** Begin RECORDS TO PROCESS **

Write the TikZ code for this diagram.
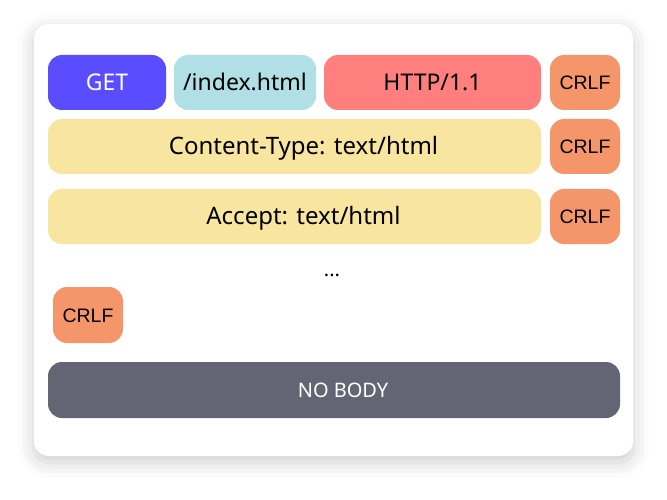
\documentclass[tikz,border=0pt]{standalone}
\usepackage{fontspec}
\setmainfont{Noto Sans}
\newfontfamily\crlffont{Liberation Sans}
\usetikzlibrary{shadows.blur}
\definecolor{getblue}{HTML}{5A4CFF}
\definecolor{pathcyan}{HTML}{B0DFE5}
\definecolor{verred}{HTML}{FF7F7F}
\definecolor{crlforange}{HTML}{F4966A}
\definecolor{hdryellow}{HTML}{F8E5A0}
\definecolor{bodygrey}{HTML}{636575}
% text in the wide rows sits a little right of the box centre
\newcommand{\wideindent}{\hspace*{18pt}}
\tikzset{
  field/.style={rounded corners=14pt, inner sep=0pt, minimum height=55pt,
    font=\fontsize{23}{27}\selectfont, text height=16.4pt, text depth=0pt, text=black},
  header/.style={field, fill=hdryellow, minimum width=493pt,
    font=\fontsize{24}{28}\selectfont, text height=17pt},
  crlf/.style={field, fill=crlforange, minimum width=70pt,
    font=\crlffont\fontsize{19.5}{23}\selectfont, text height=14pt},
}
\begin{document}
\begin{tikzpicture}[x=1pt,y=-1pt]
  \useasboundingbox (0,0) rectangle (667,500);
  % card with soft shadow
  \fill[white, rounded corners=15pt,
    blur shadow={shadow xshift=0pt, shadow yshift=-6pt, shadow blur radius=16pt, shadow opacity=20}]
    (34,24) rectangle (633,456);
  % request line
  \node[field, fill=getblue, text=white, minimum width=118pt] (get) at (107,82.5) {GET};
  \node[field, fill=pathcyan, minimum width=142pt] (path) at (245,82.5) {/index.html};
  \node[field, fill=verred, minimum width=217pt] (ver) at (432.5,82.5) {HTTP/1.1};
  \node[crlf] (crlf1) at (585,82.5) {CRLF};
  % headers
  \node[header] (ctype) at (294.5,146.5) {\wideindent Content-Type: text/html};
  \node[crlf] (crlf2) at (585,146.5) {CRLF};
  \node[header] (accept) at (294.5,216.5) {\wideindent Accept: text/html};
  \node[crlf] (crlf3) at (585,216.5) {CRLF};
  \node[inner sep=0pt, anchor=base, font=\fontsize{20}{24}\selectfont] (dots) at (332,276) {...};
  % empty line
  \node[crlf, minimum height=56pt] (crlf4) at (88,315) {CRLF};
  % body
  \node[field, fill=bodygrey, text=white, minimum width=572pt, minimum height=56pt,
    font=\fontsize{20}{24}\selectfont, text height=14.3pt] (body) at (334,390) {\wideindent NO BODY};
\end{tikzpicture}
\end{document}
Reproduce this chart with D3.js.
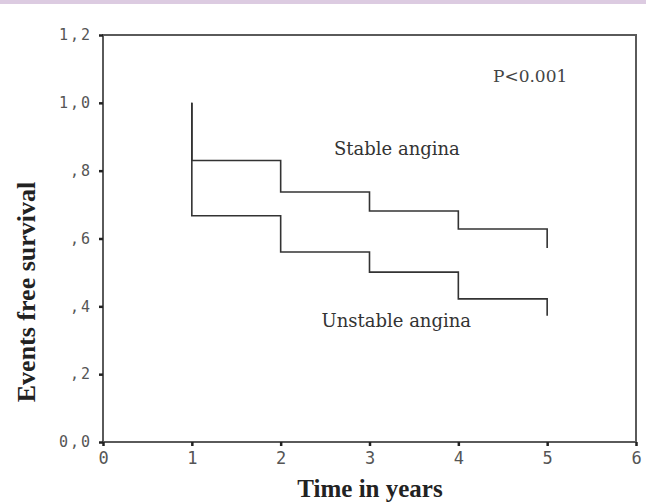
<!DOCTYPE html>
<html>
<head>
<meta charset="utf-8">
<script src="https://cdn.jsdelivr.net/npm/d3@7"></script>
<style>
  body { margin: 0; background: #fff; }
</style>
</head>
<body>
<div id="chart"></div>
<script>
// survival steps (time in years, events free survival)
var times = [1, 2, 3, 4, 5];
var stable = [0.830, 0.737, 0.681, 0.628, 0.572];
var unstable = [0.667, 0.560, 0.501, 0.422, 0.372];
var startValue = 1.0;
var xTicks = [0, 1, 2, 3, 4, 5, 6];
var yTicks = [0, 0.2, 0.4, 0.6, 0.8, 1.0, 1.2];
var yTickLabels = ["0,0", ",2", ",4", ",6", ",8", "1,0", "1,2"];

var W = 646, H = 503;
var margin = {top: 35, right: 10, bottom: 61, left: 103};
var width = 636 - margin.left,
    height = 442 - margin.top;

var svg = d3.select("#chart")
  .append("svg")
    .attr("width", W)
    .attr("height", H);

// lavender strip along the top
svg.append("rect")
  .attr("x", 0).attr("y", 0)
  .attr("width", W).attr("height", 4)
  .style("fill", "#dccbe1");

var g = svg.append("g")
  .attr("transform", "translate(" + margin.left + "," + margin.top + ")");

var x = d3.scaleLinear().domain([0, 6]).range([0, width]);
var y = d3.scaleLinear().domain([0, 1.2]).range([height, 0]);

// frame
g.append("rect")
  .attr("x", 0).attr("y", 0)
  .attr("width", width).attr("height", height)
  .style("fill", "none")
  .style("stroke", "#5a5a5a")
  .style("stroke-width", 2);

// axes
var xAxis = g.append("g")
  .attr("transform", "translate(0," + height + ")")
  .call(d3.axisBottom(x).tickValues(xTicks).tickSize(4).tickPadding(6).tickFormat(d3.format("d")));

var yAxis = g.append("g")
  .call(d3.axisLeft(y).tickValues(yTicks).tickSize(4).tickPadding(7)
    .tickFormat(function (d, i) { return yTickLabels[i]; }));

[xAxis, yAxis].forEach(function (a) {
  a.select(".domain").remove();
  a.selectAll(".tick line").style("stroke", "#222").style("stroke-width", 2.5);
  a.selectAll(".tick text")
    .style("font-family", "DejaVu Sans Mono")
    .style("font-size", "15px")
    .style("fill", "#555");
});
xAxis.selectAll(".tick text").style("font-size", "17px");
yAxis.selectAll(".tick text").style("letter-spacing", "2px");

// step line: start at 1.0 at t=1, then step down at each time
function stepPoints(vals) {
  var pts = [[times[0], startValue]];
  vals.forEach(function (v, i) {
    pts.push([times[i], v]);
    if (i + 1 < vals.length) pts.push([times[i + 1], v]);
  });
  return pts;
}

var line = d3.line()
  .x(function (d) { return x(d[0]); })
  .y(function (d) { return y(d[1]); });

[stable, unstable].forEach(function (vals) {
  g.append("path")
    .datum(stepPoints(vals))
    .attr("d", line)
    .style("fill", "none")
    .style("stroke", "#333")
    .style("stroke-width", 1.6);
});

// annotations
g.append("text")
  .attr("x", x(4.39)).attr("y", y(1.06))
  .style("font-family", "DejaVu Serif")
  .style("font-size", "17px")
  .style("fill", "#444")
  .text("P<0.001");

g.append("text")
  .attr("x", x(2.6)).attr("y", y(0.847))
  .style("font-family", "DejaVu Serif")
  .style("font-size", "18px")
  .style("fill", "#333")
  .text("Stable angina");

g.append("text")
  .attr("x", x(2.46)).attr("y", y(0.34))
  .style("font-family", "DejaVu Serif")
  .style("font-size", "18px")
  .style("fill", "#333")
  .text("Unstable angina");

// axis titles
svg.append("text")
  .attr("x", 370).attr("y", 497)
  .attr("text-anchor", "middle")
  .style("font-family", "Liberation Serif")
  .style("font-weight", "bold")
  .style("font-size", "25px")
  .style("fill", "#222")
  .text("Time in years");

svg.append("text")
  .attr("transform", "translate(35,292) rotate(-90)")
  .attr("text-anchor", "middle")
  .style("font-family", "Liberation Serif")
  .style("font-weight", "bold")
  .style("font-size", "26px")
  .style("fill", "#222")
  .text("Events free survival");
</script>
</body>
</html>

** End RECORDS TO PROCESS **

TASK DETAILS: Reproduce the records above exactly, leaving out every picture they contain.

TASK ANSWER:
Write the TikZ code for this diagram.
\documentclass[tikz,border=0pt]{standalone}
\usepackage{fontspec}
\setmainfont{Noto Sans}
\newfontfamily\crlffont{Liberation Sans}
\usetikzlibrary{shadows.blur}
\definecolor{getblue}{HTML}{5A4CFF}
\definecolor{pathcyan}{HTML}{B0DFE5}
\definecolor{verred}{HTML}{FF7F7F}
\definecolor{crlforange}{HTML}{F4966A}
\definecolor{hdryellow}{HTML}{F8E5A0}
\definecolor{bodygrey}{HTML}{636575}
% text in the wide rows sits a little right of the box centre
\newcommand{\wideindent}{\hspace*{18pt}}
\tikzset{
  field/.style={rounded corners=14pt, inner sep=0pt, minimum height=55pt,
    font=\fontsize{23}{27}\selectfont, text height=16.4pt, text depth=0pt, text=black},
  header/.style={field, fill=hdryellow, minimum width=493pt,
    font=\fontsize{24}{28}\selectfont, text height=17pt},
  crlf/.style={field, fill=crlforange, minimum width=70pt,
    font=\crlffont\fontsize{19.5}{23}\selectfont, text height=14pt},
}
\begin{document}
\begin{tikzpicture}[x=1pt,y=-1pt]
  \useasboundingbox (0,0) rectangle (667,500);
  % card with soft shadow
  \fill[white, rounded corners=15pt,
    blur shadow={shadow xshift=0pt, shadow yshift=-6pt, shadow blur radius=16pt, shadow opacity=20}]
    (34,24) rectangle (633,456);
  % request line
  \node[field, fill=getblue, text=white, minimum width=118pt] (get) at (107,82.5) {GET};
  \node[field, fill=pathcyan, minimum width=142pt] (path) at (245,82.5) {/index.html};
  \node[field, fill=verred, minimum width=217pt] (ver) at (432.5,82.5) {HTTP/1.1};
  \node[crlf] (crlf1) at (585,82.5) {CRLF};
  % headers
  \node[header] (ctype) at (294.5,146.5) {\wideindent Content-Type: text/html};
  \node[crlf] (crlf2) at (585,146.5) {CRLF};
  \node[header] (accept) at (294.5,216.5) {\wideindent Accept: text/html};
  \node[crlf] (crlf3) at (585,216.5) {CRLF};
  \node[inner sep=0pt, anchor=base, font=\fontsize{20}{24}\selectfont] (dots) at (332,276) {...};
  % empty line
  \node[crlf, minimum height=56pt] (crlf4) at (88,315) {CRLF};
  % body
  \node[field, fill=bodygrey, text=white, minimum width=572pt, minimum height=56pt,
    font=\fontsize{20}{24}\selectfont, text height=14.3pt] (body) at (334,390) {\wideindent NO BODY};
\end{tikzpicture}
\end{document}
Reproduce this chart with D3.js.
<!DOCTYPE html>
<html>
<head>
<meta charset="utf-8">
<script src="https://cdn.jsdelivr.net/npm/d3@7"></script>
<style>
  body { margin: 0; background: #fff; }
</style>
</head>
<body>
<div id="chart"></div>
<script>
// survival steps (time in years, events free survival)
var times = [1, 2, 3, 4, 5];
var stable = [0.830, 0.737, 0.681, 0.628, 0.572];
var unstable = [0.667, 0.560, 0.501, 0.422, 0.372];
var startValue = 1.0;
var xTicks = [0, 1, 2, 3, 4, 5, 6];
var yTicks = [0, 0.2, 0.4, 0.6, 0.8, 1.0, 1.2];
var yTickLabels = ["0,0", ",2", ",4", ",6", ",8", "1,0", "1,2"];

var W = 646, H = 503;
var margin = {top: 35, right: 10, bottom: 61, left: 103};
var width = 636 - margin.left,
    height = 442 - margin.top;

var svg = d3.select("#chart")
  .append("svg")
    .attr("width", W)
    .attr("height", H);

// lavender strip along the top
svg.append("rect")
  .attr("x", 0).attr("y", 0)
  .attr("width", W).attr("height", 4)
  .style("fill", "#dccbe1");

var g = svg.append("g")
  .attr("transform", "translate(" + margin.left + "," + margin.top + ")");

var x = d3.scaleLinear().domain([0, 6]).range([0, width]);
var y = d3.scaleLinear().domain([0, 1.2]).range([height, 0]);

// frame
g.append("rect")
  .attr("x", 0).attr("y", 0)
  .attr("width", width).attr("height", height)
  .style("fill", "none")
  .style("stroke", "#5a5a5a")
  .style("stroke-width", 2);

// axes
var xAxis = g.append("g")
  .attr("transform", "translate(0," + height + ")")
  .call(d3.axisBottom(x).tickValues(xTicks).tickSize(4).tickPadding(6).tickFormat(d3.format("d")));

var yAxis = g.append("g")
  .call(d3.axisLeft(y).tickValues(yTicks).tickSize(4).tickPadding(7)
    .tickFormat(function (d, i) { return yTickLabels[i]; }));

[xAxis, yAxis].forEach(function (a) {
  a.select(".domain").remove();
  a.selectAll(".tick line").style("stroke", "#222").style("stroke-width", 2.5);
  a.selectAll(".tick text")
    .style("font-family", "DejaVu Sans Mono")
    .style("font-size", "15px")
    .style("fill", "#555");
});
xAxis.selectAll(".tick text").style("font-size", "17px");
yAxis.selectAll(".tick text").style("letter-spacing", "2px");

// step line: start at 1.0 at t=1, then step down at each time
function stepPoints(vals) {
  var pts = [[times[0], startValue]];
  vals.forEach(function (v, i) {
    pts.push([times[i], v]);
    if (i + 1 < vals.length) pts.push([times[i + 1], v]);
  });
  return pts;
}

var line = d3.line()
  .x(function (d) { return x(d[0]); })
  .y(function (d) { return y(d[1]); });

[stable, unstable].forEach(function (vals) {
  g.append("path")
    .datum(stepPoints(vals))
    .attr("d", line)
    .style("fill", "none")
    .style("stroke", "#333")
    .style("stroke-width", 1.6);
});

// annotations
g.append("text")
  .attr("x", x(4.39)).attr("y", y(1.06))
  .style("font-family", "DejaVu Serif")
  .style("font-size", "17px")
  .style("fill", "#444")
  .text("P<0.001");

g.append("text")
  .attr("x", x(2.6)).attr("y", y(0.847))
  .style("font-family", "DejaVu Serif")
  .style("font-size", "18px")
  .style("fill", "#333")
  .text("Stable angina");

g.append("text")
  .attr("x", x(2.46)).attr("y", y(0.34))
  .style("font-family", "DejaVu Serif")
  .style("font-size", "18px")
  .style("fill", "#333")
  .text("Unstable angina");

// axis titles
svg.append("text")
  .attr("x", 370).attr("y", 497)
  .attr("text-anchor", "middle")
  .style("font-family", "Liberation Serif")
  .style("font-weight", "bold")
  .style("font-size", "25px")
  .style("fill", "#222")
  .text("Time in years");

svg.append("text")
  .attr("transform", "translate(35,292) rotate(-90)")
  .attr("text-anchor", "middle")
  .style("font-family", "Liberation Serif")
  .style("font-weight", "bold")
  .style("font-size", "26px")
  .style("fill", "#222")
  .text("Events free survival");
</script>
</body>
</html>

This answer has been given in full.